Does anyone have experience of PO Box rental on Palm Jumeirah?

As I understand, I can hire an individual/residential PO Box at a post office, such as in Ibn Battuta Mall or Dubai Media City. Cost will be AED450 p.a. (200+150+100 4-monthly) + AED50 new subscription. Requirements - passport/residency + form + 2x photos.

I believe I can also get a PO Box in Palm Jumeirah (I live in Shoreline apartments), but I don't know where the boxes are located, and I would need to obtain a NOC from the PMT office (Nakheel, which I also don't know where to find)!

Any advice much appreciated.

Thanks, Lamp


----------



## mikeyb (May 15, 2010)

Lamplighter said:


> Hi
> 
> Does anyone have experience of PO Box rental on Palm Jumeirah?
> 
> ...


Jeez why do they make everything so difficult out here, its only a post box, not like you are going to be running some illegal prostitution racket / gambling house / drugs den inside it

Sorry cant help you on where they are, I have my mail delivered to the office.


----------



## zin (Oct 28, 2010)

I believe all PO Box rentals are managed by Emirates Post. Here's a link to some contact details: https://www.emiratespost.com/content/english/contact.jsp


----------



## wandabug (Apr 22, 2010)

I believe the PO Boxes at Media City are only for offices / residents of the Free Zone. Some buildings have individual PO Boxes for their residents, basically your post will go to the Building Management PO Box and then the management company will deliver it to the individual PO Box.
IF they are provided by Nakheel at the shoreline apartments (I don't know myself) then just ask the security guys in your building to show you where they are and where the Nakheel office is -it used to be at a Canal Cove Villa between Frond A and B. Or ask your neighbours.


----------



## Dozza (Feb 17, 2009)

Lamplighter said:


> Hi
> 
> Does anyone have experience of PO Box rental on Palm Jumeirah?
> 
> ...


The PMT office is located at the bottom of the trunk of the Palm. Take your last exit (Service Road) before you go over the flyover, PMT office is located on the right hand side, you will see the sign.


----------



## Lamplighter (Jul 20, 2010)

Thanks Dozza/all - I'll check the situation later today.


----------



## Dozza (Feb 17, 2009)

Lamplighter said:


> Thanks Dozza/all - I'll check the situation later today.
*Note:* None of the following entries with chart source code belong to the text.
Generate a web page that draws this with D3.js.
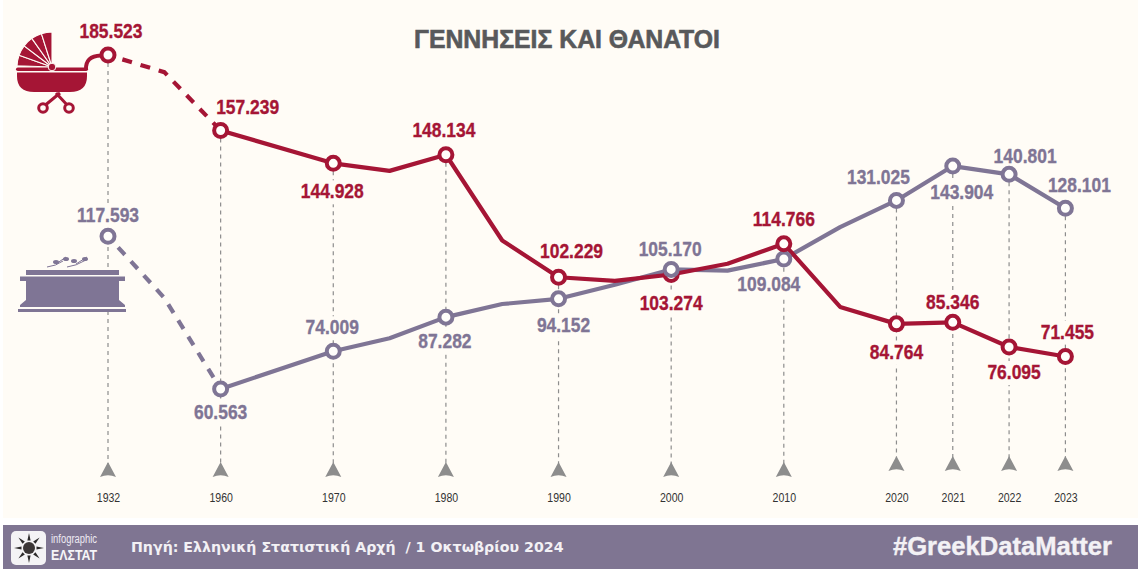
<!DOCTYPE html>
<html lang="el">
<head>
<meta charset="utf-8">
<script src="https://cdn.jsdelivr.net/npm/d3@7"></script>
<style>
html,body{margin:0;padding:0;background:#fff}
svg{display:block}
text{font-family:"Liberation Sans",sans-serif}
</style>
</head>
<body>
<svg id="chart" width="1138" height="569"></svg>
<script>
// Slots along the x axis; only years in tickYears carry a marker and a tick label.
const slots = ["1932","1946","1960","1965","1970","1975","1980","1985","1990","1995","2000","2005","2010","2015","2020","2021","2022","2023"];
const tickYears = ["1932","1960","1970","1980","1990","2000","2010","2020","2021","2022","2023"];
const births = [185523,179100,157239,null,144928,142100,148134,116000,102229,100900,103274,107300,114766,91100,84764,85346,76095,71455];
const deaths = [117593,94500,60563,null,74009,79400,87282,92200,94152,99400,105170,104700,109084,121000,131025,143904,140801,128101];
const title = "ΓΕΝΝΗΣΕΙΣ ΚΑΙ ΘΑΝΑΤΟΙ";
const sourceText = "Πηγή: Ελληνική Στατιστική Αρχή  / 1 Οκτωβρίου 2024";
const hashtag = "#GreekDataMatter";

// Label offsets from each marker [dx, dy to baseline], in tickYears order (layout only).
const birthOffsets = [[3,-17],[27,-16],[-1,35],[-2,-18],[13,-19],[0,36],[0,-18],[0,35],[0,-13],[5,32],[2,-18]];
const deathOffsets = [[0,-14],[0,30],[-1,-17],[-1,31],[5,33],[-1,-13],[-15,32],[-18,-16],[9,33],[16,-11],[14,-16]];

const crimson = "#a51535", purple = "#7f7595", paper = "#fffcf6", grey = "#8d8d8d";

const svg = d3.select("#chart");
svg.append("rect").attr("x",3).attr("y",0).attr("width",1135).attr("height",518).attr("fill",paper);

// Horizontally condense a text element by a factor, as no narrow face is installed
function condense(sel, factor){
  sel.each(function(){
    const w = this.getComputedTextLength();
    d3.select(this).attr("textLength",w*factor).attr("lengthAdjust","spacingAndGlyphs");
  });
  return sel;
}

const x = d3.scalePoint().domain(slots).range([108,1065.4]);
// The published picture is not strictly linear at its lower end, so the scale has extra knots.
const y = d3.scaleLinear().domain([60563,71455,76095,185523]).range([389,356.5,347,55]);
const fmt = d3.formatLocale({decimal:",",thousands:".",grouping:[3],currency:["","€"]}).format(",d");

const rows = (vals) => slots.map((s,i)=>({year:s,value:vals[i]})).filter(d=>d.value!==null);
const birthRows = rows(births), deathRows = rows(deaths);
const line = d3.line().x(d=>x(d.year)).y(d=>y(d.value));
const firstSolid = 2; // 1932 to 1960 is drawn dashed

// Guides and triangles
const lateYears = new Set(["2020","2021","2022","2023"]);
const triTop = d => lateYears.has(d) ? 456 : 462;
const guides = svg.append("g");
tickYears.forEach(yr=>{
  const vals = [births[slots.indexOf(yr)],deaths[slots.indexOf(yr)]];
  guides.append("line")
    .attr("x1",x(yr)).attr("x2",x(yr))
    .attr("y1",y(d3.max(vals))).attr("y2",triTop(yr)+2)
    .attr("stroke",grey).attr("stroke-width",1.2).attr("stroke-dasharray","4 4");
  guides.append("path")
    .attr("transform",`translate(${x(yr)},${triTop(yr)})`)
    .attr("d","M0,0 L8,15 Q0,11.5 -8,15 Z")
    .attr("fill",grey);
});

// Axis tick labels
const axis = d3.axisBottom(x).tickValues(tickYears).tickSize(0).tickPadding(0);
const axisG = svg.append("g").attr("transform","translate(0,492)").call(axis);
axisG.select(".domain").remove();
axisG.selectAll("text").attr("font-size",13.5).attr("fill","#333").style("font-family",'"Liberation Sans",sans-serif').call(condense,0.78);

// Value labels sit on a paper patch so they break the guides
function drawLabels(rowsSet, offsets, color){
  const g = svg.append("g");
  rowsSet.filter(d=>tickYears.includes(d.year)).forEach((d,i)=>{
    const px = x(d.year)+offsets[i][0], py = y(d.value)+offsets[i][1];
    const patch = g.append("rect").attr("fill",paper);
    const t = g.append("text")
      .attr("x",px).attr("y",py)
      .attr("text-anchor","middle").attr("font-size",21).attr("font-weight",700)
      .attr("fill",color).attr("stroke",color).attr("stroke-width",0.35)
      .text(fmt(d.value)).call(condense,0.83);
    const w = t.node().getComputedTextLength();
    patch.attr("x",px-w/2-2).attr("y",py-18).attr("width",w+4).attr("height",24);
  });
}
drawLabels(deathRows,deathOffsets,purple);
drawLabels(birthRows,birthOffsets,crimson);

// Lines
function drawLine(rowsSet,color){
  svg.append("path").datum(rowsSet.slice(0,firstSolid+1)).attr("d",line)
    .attr("fill","none").attr("stroke",color).attr("stroke-width",4.2)
    .attr("stroke-dasharray","10 9").attr("stroke-dashoffset",-15);
  svg.append("path").datum(rowsSet.slice(firstSolid)).attr("d",line)
    .attr("fill","none").attr("stroke",color).attr("stroke-width",4.2)
    .attr("stroke-linejoin","round");
}
drawLine(deathRows,purple);
drawLine(birthRows,crimson);

// Markers, lower value underneath
const markers = birthRows.map(d=>({...d,color:crimson})).concat(deathRows.map(d=>({...d,color:purple})))
  .filter(d=>tickYears.includes(d.year)).sort((a,b)=>a.value-b.value);
svg.append("g").selectAll("circle").data(markers).join("circle")
  .attr("cx",d=>x(d.year)).attr("cy",d=>y(d.value)).attr("r",6.5)
  .attr("fill","#fffefb").attr("stroke",d=>d.color).attr("stroke-width",4);

// Title
svg.append("text").attr("x",567).attr("y",48).attr("text-anchor","middle")
  .attr("font-size",26).attr("font-weight",700).attr("fill","#58595b")
  .attr("stroke","#58595b").attr("stroke-width",0.6).text(title)
  .attr("textLength",306).attr("lengthAdjust","spacingAndGlyphs");

// Pram icon
const pram = svg.append("g").attr("fill",crimson);
const fan = d3.arc().innerRadius(0).outerRadius(35);
d3.range(5).forEach(i=>{
  pram.append("path").attr("transform","translate(52,67)")
    .attr("d",fan({startAngle:(-88+i*17.6)*Math.PI/180,endAngle:(-88+(i+1)*17.6)*Math.PI/180}))
    .attr("stroke",paper).attr("stroke-width",1.1);
});
pram.append("rect").attr("x",16).attr("y",67.5).attr("width",72).attr("height",3.6).attr("rx",1.8);
pram.append("path").attr("d","M17,72.5 H87 V76 Q87,92 70,92 H34 Q17,92 17,76 Z");
pram.append("circle").attr("cx",52).attr("cy",67).attr("r",3.8).attr("stroke",paper).attr("stroke-width",1);
pram.append("path").attr("d","M86,70 Q85,56 101,55.5").attr("fill","none").attr("stroke",crimson).attr("stroke-width",4);
pram.append("path").attr("d","M60,93 L43,107 M56,93 L69,107").attr("fill","none").attr("stroke",crimson).attr("stroke-width",3);
[43,69].forEach(cx=>pram.append("circle").attr("cx",cx).attr("cy",108).attr("r",4.3)
  .attr("fill",paper).attr("stroke",crimson).attr("stroke-width",3));

// Tomb icon
const tomb = svg.append("g").attr("fill",purple);
tomb.append("rect").attr("x",26).attr("y",270).attr("width",93).attr("height",5);
tomb.append("rect").attr("x",20).attr("y",276.5).attr("width",105).attr("height",4.5);
tomb.append("path").attr("d","M26,281 H119 V300 L125,305 V307 H20 V305 L26,300 Z");
tomb.append("rect").attr("x",18).attr("y",309).attr("width",108).attr("height",3);
tomb.append("path").attr("d","M47,267 Q56,266 63,261 M56,264 L66,257 M67,267 Q76,266 86,260 M76,264 L87,257")
  .attr("fill","none").attr("stroke",purple).attr("stroke-width",1);
[[66,259],[74,261],[85,259],[56,262]].forEach(c=>tomb.append("ellipse").attr("cx",c[0]).attr("cy",c[1]).attr("rx",3).attr("ry",2));

// Footer
svg.append("rect").attr("x",3).attr("y",525).attr("width",1135).attr("height",44).attr("fill","#7f7592");
svg.append("rect").attr("x",11).attr("y",531).attr("width",35).attr("height",34).attr("rx",5).attr("fill","#f4f3f5");
const sun = svg.append("g").attr("transform","translate(29,548)");
d3.range(8).forEach(i=>{
  sun.append("path").attr("transform",`rotate(${i*45})`).attr("d","M-1.6,-7.5 L0,-15 L1.6,-7.5 Z").attr("fill","#2c2a2a");
});
sun.append("circle").attr("r",6).attr("fill","#3b3636");
svg.append("text").attr("x",51).attr("y",543).attr("font-size",12.5).attr("fill","#eeeaf2").text("infographic")
  .attr("textLength",46).attr("lengthAdjust","spacingAndGlyphs");
svg.append("text").attr("x",51).attr("y",560).attr("font-size",15).attr("font-weight",700).attr("fill","#f6f5f8").text("ΕΛΣΤΑΤ")
  .attr("textLength",46).attr("lengthAdjust","spacingAndGlyphs");
svg.append("text").attr("x",131).attr("y",552).style("white-space","pre")
  .style("font-family",'"DejaVu Sans",sans-serif').attr("font-size",14.2).attr("font-weight",700).attr("fill","#f3f1f5").text(sourceText);
svg.append("text").attr("x",1112).attr("y",555).attr("text-anchor","end")
  .style("font-family",'"Liberation Sans",sans-serif').attr("font-size",25.6).attr("font-weight",700)
  .attr("fill","#f3f1f5").attr("stroke","#f3f1f5").attr("stroke-width",0.4).text(hashtag);
</script>
</body>
</html>
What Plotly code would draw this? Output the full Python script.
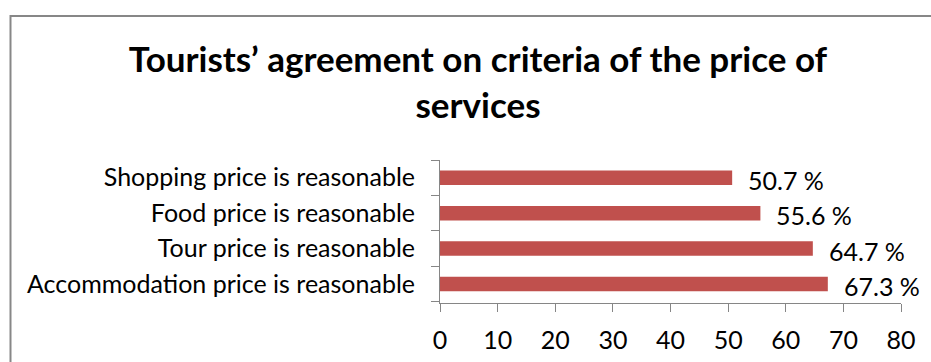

Let me know if there is one on the Palm, I would be interested in also getting a PO Box here


----------



## stewart (Jun 21, 2009)

Most people use their employers PO Box, its easier.


----------



## wandabug (Apr 22, 2010)

Lamplighter said:


> Hi
> 
> Does anyone have experience of PO Box rental on Palm Jumeirah?
> 
> ...


Emirates PO Boxes are dhs.200 a year.


----------